>>>>>
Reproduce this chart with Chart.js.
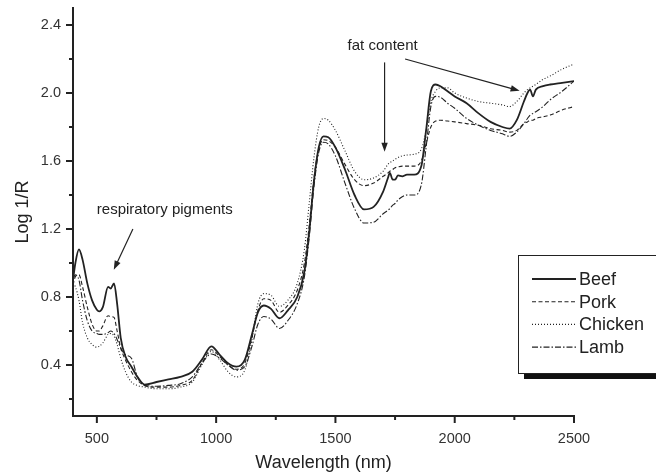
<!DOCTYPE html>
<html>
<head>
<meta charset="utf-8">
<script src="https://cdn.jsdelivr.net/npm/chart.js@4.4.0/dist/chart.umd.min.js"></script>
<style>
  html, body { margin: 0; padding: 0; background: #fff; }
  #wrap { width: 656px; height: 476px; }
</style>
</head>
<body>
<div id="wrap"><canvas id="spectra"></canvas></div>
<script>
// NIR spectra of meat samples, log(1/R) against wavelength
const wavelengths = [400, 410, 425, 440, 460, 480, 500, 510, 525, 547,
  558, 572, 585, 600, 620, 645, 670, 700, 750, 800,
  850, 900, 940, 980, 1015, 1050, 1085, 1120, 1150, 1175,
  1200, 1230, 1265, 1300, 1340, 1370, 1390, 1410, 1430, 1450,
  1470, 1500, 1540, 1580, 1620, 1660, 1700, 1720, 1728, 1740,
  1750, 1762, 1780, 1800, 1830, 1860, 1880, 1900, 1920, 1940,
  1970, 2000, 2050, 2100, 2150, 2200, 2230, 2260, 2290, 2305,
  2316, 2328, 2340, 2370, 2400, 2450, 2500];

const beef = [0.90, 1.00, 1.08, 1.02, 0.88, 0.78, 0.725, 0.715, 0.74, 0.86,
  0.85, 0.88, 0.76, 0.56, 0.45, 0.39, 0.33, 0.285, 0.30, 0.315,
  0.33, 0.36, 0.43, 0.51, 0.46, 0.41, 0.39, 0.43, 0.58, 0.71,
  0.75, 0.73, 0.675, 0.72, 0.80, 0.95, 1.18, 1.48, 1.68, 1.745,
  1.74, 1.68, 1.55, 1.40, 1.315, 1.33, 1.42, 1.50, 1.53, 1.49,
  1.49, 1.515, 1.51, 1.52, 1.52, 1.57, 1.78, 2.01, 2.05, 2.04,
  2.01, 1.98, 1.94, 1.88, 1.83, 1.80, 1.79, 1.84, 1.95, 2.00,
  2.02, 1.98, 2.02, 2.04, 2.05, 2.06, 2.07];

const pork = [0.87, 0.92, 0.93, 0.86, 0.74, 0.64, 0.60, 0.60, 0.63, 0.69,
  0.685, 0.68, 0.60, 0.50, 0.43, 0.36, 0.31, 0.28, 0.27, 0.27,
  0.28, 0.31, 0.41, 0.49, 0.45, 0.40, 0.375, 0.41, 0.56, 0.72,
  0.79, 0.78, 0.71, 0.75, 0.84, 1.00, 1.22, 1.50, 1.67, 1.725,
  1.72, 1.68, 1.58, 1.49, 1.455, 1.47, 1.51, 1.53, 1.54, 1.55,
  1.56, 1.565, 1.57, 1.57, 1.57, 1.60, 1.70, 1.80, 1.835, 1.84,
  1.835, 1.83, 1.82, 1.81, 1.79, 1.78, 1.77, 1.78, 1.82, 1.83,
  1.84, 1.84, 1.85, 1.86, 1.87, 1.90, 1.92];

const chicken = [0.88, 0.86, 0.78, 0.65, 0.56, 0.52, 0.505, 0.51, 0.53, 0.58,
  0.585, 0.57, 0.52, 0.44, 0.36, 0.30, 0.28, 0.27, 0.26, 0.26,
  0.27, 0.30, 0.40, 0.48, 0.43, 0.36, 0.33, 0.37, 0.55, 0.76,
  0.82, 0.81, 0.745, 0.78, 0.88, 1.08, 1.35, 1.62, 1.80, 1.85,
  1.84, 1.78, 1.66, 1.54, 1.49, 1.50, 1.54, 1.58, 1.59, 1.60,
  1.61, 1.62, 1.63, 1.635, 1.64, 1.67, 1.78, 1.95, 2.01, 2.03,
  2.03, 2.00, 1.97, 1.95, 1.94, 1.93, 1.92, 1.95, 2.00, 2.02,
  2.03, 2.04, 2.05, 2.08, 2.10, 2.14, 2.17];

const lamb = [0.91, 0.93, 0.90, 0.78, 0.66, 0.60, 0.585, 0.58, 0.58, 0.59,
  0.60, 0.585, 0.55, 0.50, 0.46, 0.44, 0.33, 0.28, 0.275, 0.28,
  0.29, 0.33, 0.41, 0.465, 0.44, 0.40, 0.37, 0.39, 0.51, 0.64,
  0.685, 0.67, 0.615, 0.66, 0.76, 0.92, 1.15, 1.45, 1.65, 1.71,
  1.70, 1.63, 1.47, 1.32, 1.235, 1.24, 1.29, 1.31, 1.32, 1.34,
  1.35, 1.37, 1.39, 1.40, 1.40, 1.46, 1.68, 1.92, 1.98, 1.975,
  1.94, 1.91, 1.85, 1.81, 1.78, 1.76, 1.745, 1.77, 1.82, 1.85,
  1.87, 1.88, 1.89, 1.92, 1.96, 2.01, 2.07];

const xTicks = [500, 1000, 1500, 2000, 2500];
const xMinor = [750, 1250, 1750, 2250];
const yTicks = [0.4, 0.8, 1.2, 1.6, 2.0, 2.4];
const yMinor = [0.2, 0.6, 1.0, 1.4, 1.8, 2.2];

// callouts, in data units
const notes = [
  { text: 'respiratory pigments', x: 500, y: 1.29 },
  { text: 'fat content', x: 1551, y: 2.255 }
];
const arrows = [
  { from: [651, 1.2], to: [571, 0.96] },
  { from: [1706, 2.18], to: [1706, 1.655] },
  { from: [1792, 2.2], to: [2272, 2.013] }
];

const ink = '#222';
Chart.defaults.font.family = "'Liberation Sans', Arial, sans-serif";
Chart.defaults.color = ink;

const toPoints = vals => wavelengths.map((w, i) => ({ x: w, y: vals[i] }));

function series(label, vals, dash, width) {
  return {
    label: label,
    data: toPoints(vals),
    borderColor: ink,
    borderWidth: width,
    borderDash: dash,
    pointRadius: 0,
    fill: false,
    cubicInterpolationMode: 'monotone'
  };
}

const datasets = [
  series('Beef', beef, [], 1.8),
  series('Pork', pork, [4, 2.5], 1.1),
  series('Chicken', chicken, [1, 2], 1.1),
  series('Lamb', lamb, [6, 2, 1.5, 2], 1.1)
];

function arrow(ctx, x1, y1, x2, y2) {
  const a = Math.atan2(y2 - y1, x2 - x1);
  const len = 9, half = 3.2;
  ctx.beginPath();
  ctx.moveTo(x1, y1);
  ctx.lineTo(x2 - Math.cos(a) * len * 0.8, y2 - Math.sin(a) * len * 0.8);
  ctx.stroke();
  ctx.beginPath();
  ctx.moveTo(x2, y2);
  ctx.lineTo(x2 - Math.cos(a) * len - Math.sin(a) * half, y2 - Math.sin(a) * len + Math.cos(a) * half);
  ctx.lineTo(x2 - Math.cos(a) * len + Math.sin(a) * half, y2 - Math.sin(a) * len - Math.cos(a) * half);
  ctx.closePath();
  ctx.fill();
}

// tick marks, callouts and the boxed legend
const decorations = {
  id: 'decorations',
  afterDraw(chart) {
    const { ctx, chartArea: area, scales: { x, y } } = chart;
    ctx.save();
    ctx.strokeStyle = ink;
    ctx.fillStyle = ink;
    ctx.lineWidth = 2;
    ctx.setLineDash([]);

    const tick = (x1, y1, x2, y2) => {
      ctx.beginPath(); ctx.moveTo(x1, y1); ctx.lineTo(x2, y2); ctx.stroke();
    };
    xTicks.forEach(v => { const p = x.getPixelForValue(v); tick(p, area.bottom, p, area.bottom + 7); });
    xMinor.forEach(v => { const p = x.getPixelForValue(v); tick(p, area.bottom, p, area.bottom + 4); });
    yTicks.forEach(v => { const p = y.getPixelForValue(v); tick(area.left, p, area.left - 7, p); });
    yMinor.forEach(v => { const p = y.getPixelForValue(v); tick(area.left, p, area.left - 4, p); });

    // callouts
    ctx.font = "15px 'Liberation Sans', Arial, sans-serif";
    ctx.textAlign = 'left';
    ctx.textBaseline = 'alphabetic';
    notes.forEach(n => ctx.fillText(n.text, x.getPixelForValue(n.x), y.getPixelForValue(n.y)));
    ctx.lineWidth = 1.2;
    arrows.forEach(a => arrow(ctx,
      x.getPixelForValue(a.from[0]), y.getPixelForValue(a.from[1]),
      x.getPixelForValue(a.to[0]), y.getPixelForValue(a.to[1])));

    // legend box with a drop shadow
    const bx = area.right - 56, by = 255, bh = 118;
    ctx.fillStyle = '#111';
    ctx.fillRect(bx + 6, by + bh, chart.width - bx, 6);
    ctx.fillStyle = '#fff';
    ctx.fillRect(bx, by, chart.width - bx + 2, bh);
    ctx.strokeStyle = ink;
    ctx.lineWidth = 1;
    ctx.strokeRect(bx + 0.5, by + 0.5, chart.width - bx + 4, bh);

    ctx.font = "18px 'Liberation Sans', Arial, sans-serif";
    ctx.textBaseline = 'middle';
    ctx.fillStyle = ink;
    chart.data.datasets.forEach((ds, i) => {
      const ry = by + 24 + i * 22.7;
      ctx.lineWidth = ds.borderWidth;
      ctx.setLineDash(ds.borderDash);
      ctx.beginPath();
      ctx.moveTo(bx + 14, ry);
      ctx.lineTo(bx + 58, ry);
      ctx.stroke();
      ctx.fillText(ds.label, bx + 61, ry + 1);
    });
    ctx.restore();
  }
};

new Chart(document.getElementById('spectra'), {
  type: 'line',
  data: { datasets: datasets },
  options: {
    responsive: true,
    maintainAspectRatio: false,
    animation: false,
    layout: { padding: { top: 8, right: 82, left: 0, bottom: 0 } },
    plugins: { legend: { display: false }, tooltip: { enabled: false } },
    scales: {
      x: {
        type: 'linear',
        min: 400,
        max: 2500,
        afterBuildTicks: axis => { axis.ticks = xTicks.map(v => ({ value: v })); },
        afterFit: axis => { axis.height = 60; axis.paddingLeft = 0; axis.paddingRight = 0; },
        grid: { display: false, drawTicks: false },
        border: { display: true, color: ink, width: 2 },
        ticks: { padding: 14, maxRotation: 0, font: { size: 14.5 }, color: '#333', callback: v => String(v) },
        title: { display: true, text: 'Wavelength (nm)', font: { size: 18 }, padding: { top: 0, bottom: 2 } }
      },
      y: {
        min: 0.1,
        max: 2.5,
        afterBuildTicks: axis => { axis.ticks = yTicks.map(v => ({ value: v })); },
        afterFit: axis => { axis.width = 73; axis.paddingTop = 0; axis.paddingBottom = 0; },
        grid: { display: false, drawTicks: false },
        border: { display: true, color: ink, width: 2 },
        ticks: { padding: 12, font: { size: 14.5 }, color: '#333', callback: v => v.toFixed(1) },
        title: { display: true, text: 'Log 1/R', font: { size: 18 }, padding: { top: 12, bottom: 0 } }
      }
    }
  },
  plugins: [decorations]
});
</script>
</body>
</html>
<<<<<
#### Task instructions:
From the first line above down to the line with "2.02, 1.98, 2.02, 2.04, 2.05, 2.06, 2.07];", reproduce every line and no others, omitting pictures.

#### Exercise output:
Reproduce this chart with Chart.js.
<!DOCTYPE html>
<html>
<head>
<meta charset="utf-8">
<script src="https://cdn.jsdelivr.net/npm/chart.js@4.4.0/dist/chart.umd.min.js"></script>
<style>
  html, body { margin: 0; padding: 0; background: #fff; }
  #wrap { width: 656px; height: 476px; }
</style>
</head>
<body>
<div id="wrap"><canvas id="spectra"></canvas></div>
<script>
// NIR spectra of meat samples, log(1/R) against wavelength
const wavelengths = [400, 410, 425, 440, 460, 480, 500, 510, 525, 547,
  558, 572, 585, 600, 620, 645, 670, 700, 750, 800,
  850, 900, 940, 980, 1015, 1050, 1085, 1120, 1150, 1175,
  1200, 1230, 1265, 1300, 1340, 1370, 1390, 1410, 1430, 1450,
  1470, 1500, 1540, 1580, 1620, 1660, 1700, 1720, 1728, 1740,
  1750, 1762, 1780, 1800, 1830, 1860, 1880, 1900, 1920, 1940,
  1970, 2000, 2050, 2100, 2150, 2200, 2230, 2260, 2290, 2305,
  2316, 2328, 2340, 2370, 2400, 2450, 2500];

const beef = [0.90, 1.00, 1.08, 1.02, 0.88, 0.78, 0.725, 0.715, 0.74, 0.86,
  0.85, 0.88, 0.76, 0.56, 0.45, 0.39, 0.33, 0.285, 0.30, 0.315,
  0.33, 0.36, 0.43, 0.51, 0.46, 0.41, 0.39, 0.43, 0.58, 0.71,
  0.75, 0.73, 0.675, 0.72, 0.80, 0.95, 1.18, 1.48, 1.68, 1.745,
  1.74, 1.68, 1.55, 1.40, 1.315, 1.33, 1.42, 1.50, 1.53, 1.49,
  1.49, 1.515, 1.51, 1.52, 1.52, 1.57, 1.78, 2.01, 2.05, 2.04,
  2.01, 1.98, 1.94, 1.88, 1.83, 1.80, 1.79, 1.84, 1.95, 2.00,
  2.02, 1.98, 2.02, 2.04, 2.05, 2.06, 2.07];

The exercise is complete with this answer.